### Supplied material ###

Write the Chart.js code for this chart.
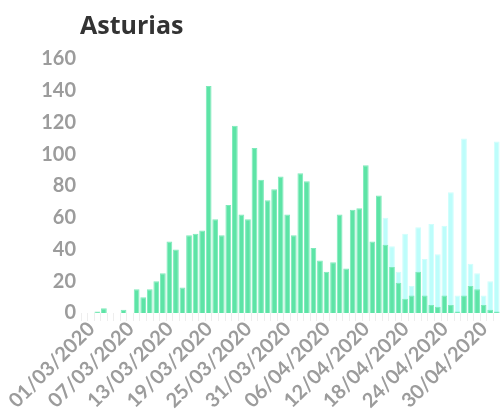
<!DOCTYPE html>
<html>
<head>
<meta charset="utf-8">
<script src="https://cdn.jsdelivr.net/npm/chart.js@4/dist/chart.umd.min.js"></script>
<style>
  html, body { margin: 0; padding: 0; background: #fff; }
  #wrap { position: relative; width: 500px; height: 410px; }
  #titre { position: absolute; left: 80px; top: 12px; font: bold 25px 'Open Sans', sans-serif; line-height: 1; color: #333; }
</style>
</head>
<body>
<div id="wrap">
  <canvas id="graph" width="500" height="410"></canvas>
  <div id="titre">Asturias</div>
</div>
<script>
// jours du 01/03/2020 au 03/05/2020
const jours = []
for (let i = 0; i < 64; i++) {
  const d = new Date(2020, 2, 1 + i)
  jours.push(String(d.getDate()).padStart(2, '0') + '/' + String(d.getMonth() + 1).padStart(2, '0') + '/2020')
}

// cas par jour (barres vertes)
const cas = [0, 0, 1, 3, 0, 0, 2, 0, 15, 10, 15, 20, 25, 45, 40, 16,
  49, 50, 52, 143, 59, 49, 68, 118, 62, 59, 104, 84, 71, 78, 86, 62,
  49, 88, 83, 41, 33, 26, 32, 62, 28, 65, 66, 93, 45, 74, 43, 29,
  19, 9, 11, 26, 11, 5, 4, 11, 5, 1, 11, 17, 15, 5, 2, 1]

// deuxième série (barres cyan, derrière)
const autres = [null, null, null, null, null, null, null, null, null, null, null, null, null, null, null, null,
  null, null, null, null, null, null, null, null, null, null, null, null, null, null, null, null,
  null, null, null, null, null, null, null, null, null, null, null, null, null, null, 60, 42,
  26, 50, 17, 54, 34, 56, 37, 55, 76, 11, 110, 31, 25, 11, 20, 108]

const yTicks = [0, 20, 40, 60, 80, 100, 120, 140, 160]

const police = { family: 'Lato', size: 20, weight: 'bold' }

new Chart(document.getElementById('graph'), {
  type: 'bar',
  data: {
    labels: jours,
    datasets: [{
      data: cas,
      backgroundColor: '#5de4a6',
      borderColor: '#7eeabb',
      borderWidth: 1,
      order: 0
    }, {
      data: autres,
      backgroundColor: '#bdfdfb',
      borderColor: '#d0fefc',
      borderWidth: 1,
      order: 1
    }]
  },
  options: {
    responsive: false,
    animation: false,
    devicePixelRatio: 1,
    layout: { padding: { top: 59, left: 0, right: 0, bottom: 0 } },
    datasets: { bar: { grouped: false, barPercentage: 0.88, categoryPercentage: 1 } },
    plugins: { legend: { display: false }, tooltip: { enabled: false }, title: { display: false } },
    scales: {
      x: {
        border: { display: false },
        grid: { drawOnChartArea: false, color: '#eeeeee', tickLength: 8 },
        afterFit: s => { s.paddingLeft = 0; s.paddingRight = 0; s.height = 97 },
        ticks: {
          autoSkip: false,
          minRotation: 45,
          maxRotation: 45,
          color: '#9c9c9c',
          font: police,
          padding: -4,
          labelOffset: 7,
          callback: (v, i) => i % 6 === 0 ? jours[i] : ''
        }
      },
      y: {
        min: 0,
        max: 160,
        border: { display: false },
        grid: { display: false, drawTicks: false, tickLength: 0 },
        afterFit: s => { s.width = 81 },
        afterBuildTicks: axis => { axis.ticks = yTicks.map(v => ({ value: v })) },
        ticks: { autoSkip: false, color: '#9c9c9c', font: police, padding: 5 }
      }
    }
  }
})
</script>
</body>
</html>
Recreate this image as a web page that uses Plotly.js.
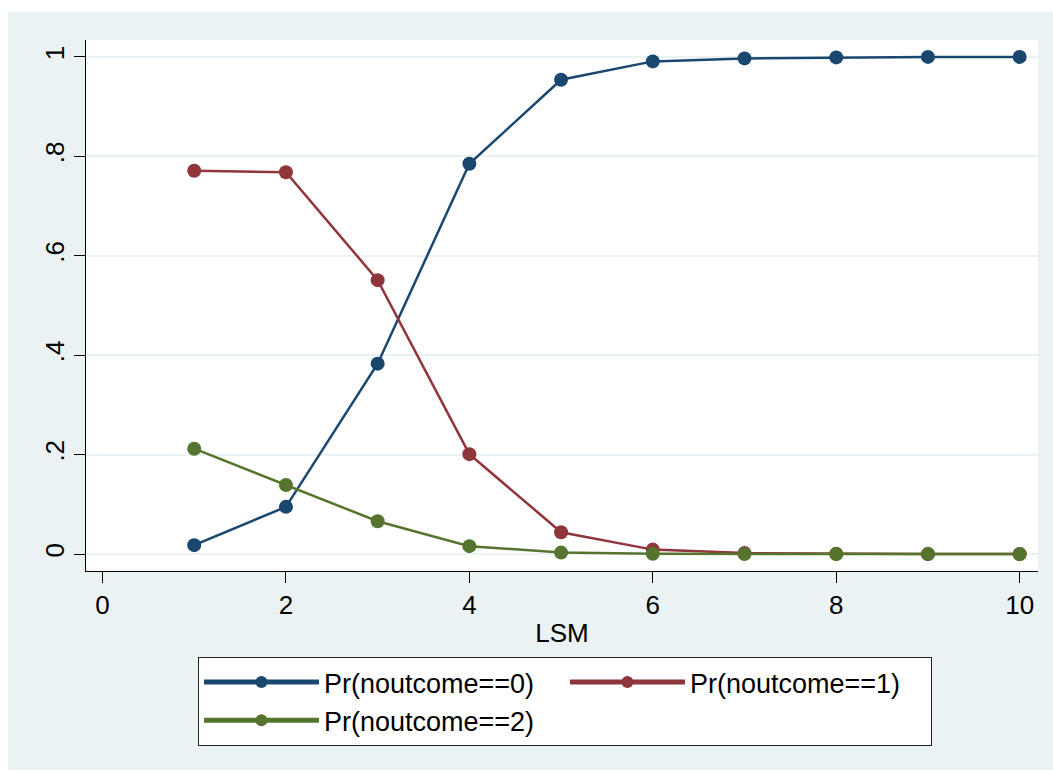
<!DOCTYPE html>
<html>
<head>
<meta charset="utf-8">
<script src="https://cdn.plot.ly/plotly-3.0.1.min.js"></script>
<style>
  html, body { margin: 0; padding: 0; background: #ffffff; width: 1053px; height: 774px; overflow: hidden; }
  #chart { position: absolute; left: 8px; top: 12px; width: 1045px; height: 758px; }
</style>
</head>
<body>
<div id="chart"></div>
<script>
const lsm = [1, 2, 3, 4, 5, 6, 7, 8, 9, 10];
const pr0 = [0.018, 0.095, 0.383, 0.785, 0.954, 0.991, 0.997, 0.999, 1.000, 1.000];
const pr1 = [0.771, 0.768, 0.551, 0.201, 0.044, 0.009, 0.002, 0.0005, 0.0001, 0.0000];
const pr2 = [0.212, 0.139, 0.066, 0.016, 0.003, 0.0006, 0.0001, 0.0000, 0.0000, 0.0000];
const seriesNames = ['Pr(noutcome==0)', 'Pr(noutcome==1)', 'Pr(noutcome==2)'];
const xTicks = [0, 2, 4, 6, 8, 10];
const yTicks = [0, 0.2, 0.4, 0.6, 0.8, 1];
const yTickText = ['0', '.2', '.4', '.6', '.8', '1'];
const xTitle = 'LSM';

const colors = ['#1A476F', '#90353B', '#55752F'];
const values = [pr0, pr1, pr2];

const traces = values.map((v, i) => ({
  x: lsm,
  y: v,
  type: 'scatter',
  mode: 'lines+markers',
  name: seriesNames[i],
  line: { color: colors[i], width: 2.5 },
  marker: { color: colors[i], size: 14 }
}));

const font = 'Arial, "Liberation Sans", Helvetica, sans-serif';

const layout = {
  width: 1045,
  height: 758,
  paper_bgcolor: '#EAF2F3',
  plot_bgcolor: '#ffffff',
  margin: { l: 78, r: 15, t: 28, b: 199 },
  font: { family: font, size: 26, color: '#000000' },
  showlegend: true,
  xaxis: {
    range: [-0.18, 10.2],
    tickvals: xTicks,
    ticktext: xTicks.map(String),
    ticks: 'outside',
    ticklen: 11,
    tickwidth: 1,
    tickcolor: '#000000',
    showline: true,
    linecolor: '#000000',
    linewidth: 1,
    showgrid: false,
    zeroline: false,
    tickfont: { family: font, size: 26, color: '#000000' },
    title: { text: xTitle, font: { family: font, size: 26, color: '#000000' }, standoff: 4 }
  },
  yaxis: {
    range: [-0.034, 1.034],
    tickvals: yTicks,
    ticktext: yTickText,
    tickangle: -90,
    ticks: 'outside',
    ticklen: 11,
    tickwidth: 1,
    tickcolor: '#000000',
    showline: true,
    linecolor: '#000000',
    linewidth: 1,
    showgrid: true,
    gridcolor: '#EAF2F3',
    gridwidth: 2,
    zeroline: false,
    tickfont: { family: font, size: 26, color: '#000000' }
  },
  legend: {
    orientation: 'h',
    x: 0.1176,
    xanchor: 'left',
    y: -0.162,
    yanchor: 'top',
    bgcolor: '#ffffff',
    bordercolor: '#222222',
    borderwidth: 1,
    entrywidth: 236,
    entrywidthmode: 'pixels',
    itemwidth: 115,
    itemsizing: 'constant',
    font: { family: font, size: 27, color: '#000000' },
    traceorder: 'normal'
  }
};

Plotly.newPlot('chart', traces, layout, { displayModeBar: false, staticPlot: true });
</script>
</body>
</html>
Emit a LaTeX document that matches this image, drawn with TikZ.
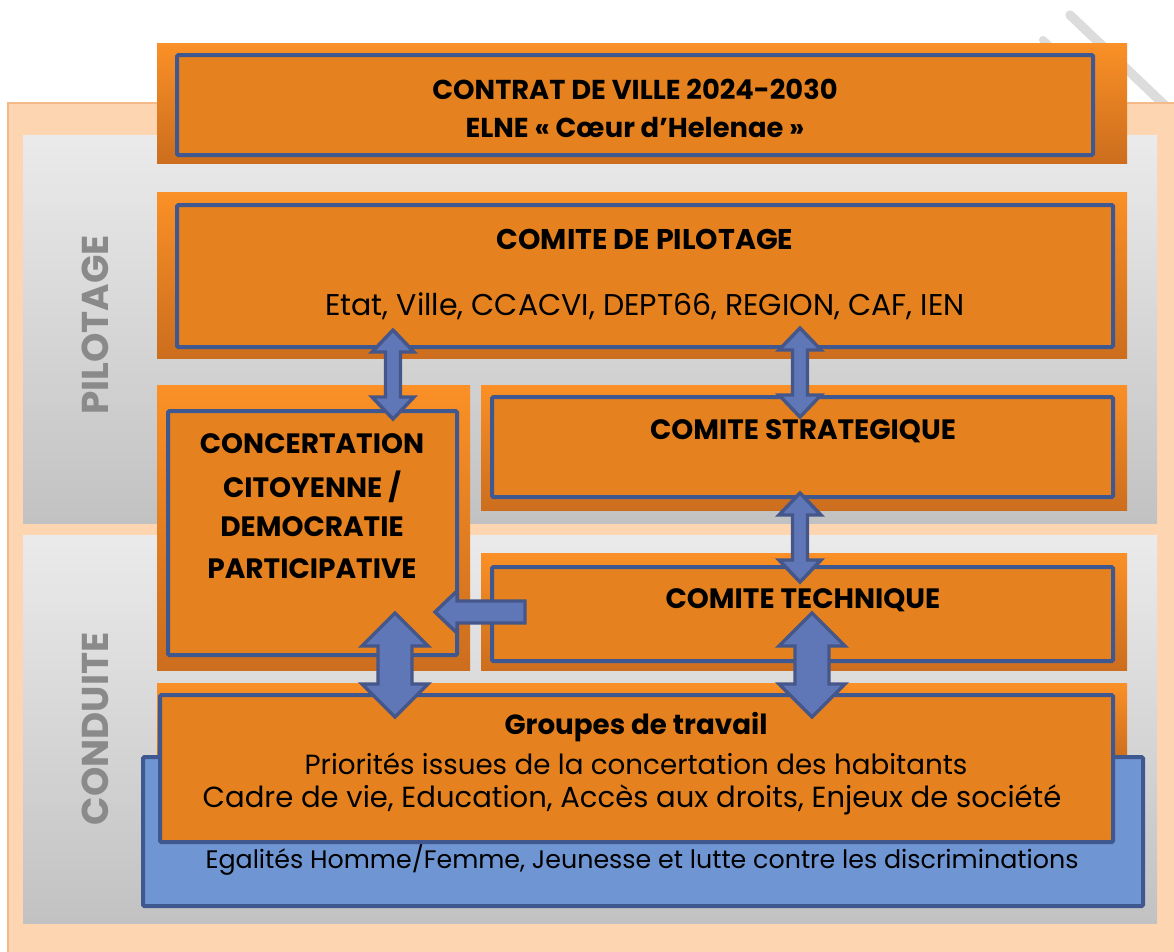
\documentclass[tikz,border=0pt]{standalone}
\usepackage{fontspec}
\setmainfont{Poppins}
\usetikzlibrary{calc}
\definecolor{peach}{HTML}{FDD6B1}
\definecolor{peachline}{HTML}{F5BA8A}
\definecolor{boxfill}{HTML}{E5821F}
\definecolor{boxline}{HTML}{3F5890}
\definecolor{arrfill}{HTML}{5F77B7}
\definecolor{arrline}{HTML}{45578A}
\definecolor{egalfill}{HTML}{6F95D3}
\definecolor{labelgray}{HTML}{8A8A8A}
\definecolor{wmark}{HTML}{DCDCDC}
\definecolor{outtop}{HTML}{FA9026}
\definecolor{outmid}{HTML}{F08A22}
\definecolor{outbot}{HTML}{CC6E1E}
\newcommand{\vdarrow}[5]{%
  \draw[arrowsty] let \p1=(#1), \p2=(#2) in
  (\x1,\y1) -- (\x1+#4*0.75pt,\y1-#5*0.75pt) -- (\x1+#3*0.75pt,\y1-#5*0.75pt)
  -- (\x1+#3*0.75pt,\y2+#5*0.75pt) -- (\x1+#4*0.75pt,\y2+#5*0.75pt) -- (\x1,\y2)
  -- (\x1-#4*0.75pt,\y2+#5*0.75pt) -- (\x1-#3*0.75pt,\y2+#5*0.75pt)
  -- (\x1-#3*0.75pt,\y1-#5*0.75pt) -- (\x1-#4*0.75pt,\y1-#5*0.75pt) -- cycle;}
\newcommand{\hlarrow}[5]{%
  \draw[arrowsty] let \p1=(#1), \p2=(#2) in
  (\x1,\y1) -- (\x1+#5*0.75pt,\y1+#4*0.75pt) -- (\x1+#5*0.75pt,\y1+#3*0.75pt)
  -- (\x2,\y1+#3*0.75pt) -- (\x2,\y1-#3*0.75pt) -- (\x1+#5*0.75pt,\y1-#3*0.75pt)
  -- (\x1+#5*0.75pt,\y1-#4*0.75pt) -- cycle;}
\begin{document}
\begin{tikzpicture}[x=0.75pt,y=-0.75pt,
  outerbox/.style={top color=outtop, middle color=outmid, bottom color=outbot},
  box/.style={draw=boxline, line width=3pt, fill=boxfill, rectangle, inner sep=0pt, rounded corners=1pt},
  arrowsty/.style={draw=arrline, fill=arrfill, line width=2.6pt, line join=miter},
  head/.style={font=\bfseries\fontsize{21}{24}\selectfont, inner sep=0pt},
  body/.style={font=\fontsize{21}{24}\selectfont, inner sep=0pt},
  side/.style={font=\bfseries\fontsize{28}{30}\selectfont, text=labelgray, rotate=90, inner sep=0pt}]
\useasboundingbox (0,0) rectangle (1174,951);
% watermark strokes
\draw[wmark, line width=7pt, line cap=round] (1070,15) -- (1175,115);
\draw[wmark, line width=6pt, line cap=round] (1043,40) -- (1110,104);
% peach background
\fill[peach] (8,103) rectangle (1180,956);
\draw[peachline, line width=1.5pt] (8,956) -- (8,103) -- (1180,103);
% panels
\shade[top color=black!8, bottom color=black!24] (23,135) rectangle (1157,523);
\shade[top color=black!8, bottom color=black!24] (23,535) rectangle (1157,923);
\node[side] (lpil) at (95,325) {PILOTAGE};
\node[side] (lcond) at (95,729) {CONDUITE};
% outer orange frames
\shade[outerbox] (157,43) rectangle (1127,163);
\shade[outerbox] (157,192) rectangle (1127,358);
\shade[outerbox] (157,385) rectangle (470,670);
\shade[outerbox] (481,385) rectangle (1127,510);
\shade[outerbox] (481,553) rectangle (1127,670);
\shade[outerbox] (157,683) rectangle (1127,760);
% boxes
\node[box, minimum width=916*0.75pt, minimum height=100*0.75pt] (title) at (635,105) {};
\node[box, minimum width=936*0.75pt, minimum height=142*0.75pt] (pil) at (645,276) {};
\node[box, minimum width=289*0.75pt, minimum height=244*0.75pt] (conc) at (312.5,533) {};
\node[box, minimum width=621*0.75pt, minimum height=100*0.75pt] (strat) at (802.5,447) {};
\node[box, minimum width=621*0.75pt, minimum height=94*0.75pt] (tech) at (802.5,614) {};
\node[box, fill=egalfill, minimum width=1000*0.75pt, minimum height=149*0.75pt] (egal) at (643,831.5) {};
\node[box, minimum width=953*0.75pt, minimum height=147*0.75pt] (grp) at (636.5,768.5) {};
% texts
\node[head, font=\bfseries\fontsize{20.5}{24}\selectfont] (t1) at (635,89) {CONTRAT DE VILLE 2024-2030};
\node[head, font=\bfseries\fontsize{20.5}{24}\selectfont] (t2) at (635,127) {ELNE « Cœur d’Helenae »};
\node[head, font=\bfseries\fontsize{21.4}{24}\selectfont] (p1) at (645,239) {COMITE DE PILOTAGE};
\node[body, font=\fontsize{22.5}{24}\selectfont] (p2) at (645,306) {Etat, Ville, CCACVI, DEPT66, REGION, CAF, IEN};
\node[head] (c1) at (312,444) {CONCERTATION};
\node[head] (c2) at (312,487) {CITOYENNE /};
\node[head] (c3) at (312,527) {DEMOCRATIE};
\node[head] (c4) at (312,569) {PARTICIPATIVE};
\node[head] (s1) at (803,431) {COMITE STRATEGIQUE};
\node[head] (k1) at (803,600) {COMITE TECHNIQUE};
\node[head, font=\bfseries\fontsize{20.8}{24}\selectfont] (g1) at (636,727) {Groupes de travail};
\node[body, font=\fontsize{20.8}{24}\selectfont] (g2) at (636,764) {Priorités issues de la concertation des habitants};
\node[body, font=\fontsize{21.8}{24}\selectfont] (g3) at (632,800) {Cadre de vie, Education, Accès aux droits, Enjeux de société};
\node[body, font=\fontsize{19}{22}\selectfont] (e1) at (642,860) {Egalités Homme/Femme, Jeunesse et lutte contre les discriminations};
% arrows
\coordinate (a1t) at (393,330); \coordinate (a1b) at (393,419);
\coordinate (a2t) at (800,328); \coordinate (a2b) at (800,417);
\coordinate (a3t) at (800,493); \coordinate (a3b) at (800,582);
\coordinate (a4t) at (812,613); \coordinate (a4b) at (812,717);
\coordinate (a5t) at (395,613); \coordinate (a5b) at (395,717);
\coordinate (a6t) at (435,612); \coordinate (a6e) at (525,612);
\vdarrow{a1t}{a1b}{7.5}{21}{22}
\vdarrow{a2t}{a2b}{7.5}{21}{22}
\vdarrow{a3t}{a3b}{7.5}{21}{22}
\vdarrow{a4t}{a4b}{17}{33}{33}
\vdarrow{a5t}{a5b}{17}{33}{33}
\hlarrow{a6t}{a6e}{11}{21}{22}
\end{tikzpicture}
\end{document}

###

* [Objective]
Repeat the records above exactly, from the first line through the line that contains "15, 5, 2, 1]", and leave out the pictures.

* [Written solution]
Write the Chart.js code for this chart.
<!DOCTYPE html>
<html>
<head>
<meta charset="utf-8">
<script src="https://cdn.jsdelivr.net/npm/chart.js@4/dist/chart.umd.min.js"></script>
<style>
  html, body { margin: 0; padding: 0; background: #fff; }
  #wrap { position: relative; width: 500px; height: 410px; }
  #titre { position: absolute; left: 80px; top: 12px; font: bold 25px 'Open Sans', sans-serif; line-height: 1; color: #333; }
</style>
</head>
<body>
<div id="wrap">
  <canvas id="graph" width="500" height="410"></canvas>
  <div id="titre">Asturias</div>
</div>
<script>
// jours du 01/03/2020 au 03/05/2020
const jours = []
for (let i = 0; i < 64; i++) {
  const d = new Date(2020, 2, 1 + i)
  jours.push(String(d.getDate()).padStart(2, '0') + '/' + String(d.getMonth() + 1).padStart(2, '0') + '/2020')
}

// cas par jour (barres vertes)
const cas = [0, 0, 1, 3, 0, 0, 2, 0, 15, 10, 15, 20, 25, 45, 40, 16,
  49, 50, 52, 143, 59, 49, 68, 118, 62, 59, 104, 84, 71, 78, 86, 62,
  49, 88, 83, 41, 33, 26, 32, 62, 28, 65, 66, 93, 45, 74, 43, 29,
  19, 9, 11, 26, 11, 5, 4, 11, 5, 1, 11, 17, 15, 5, 2, 1]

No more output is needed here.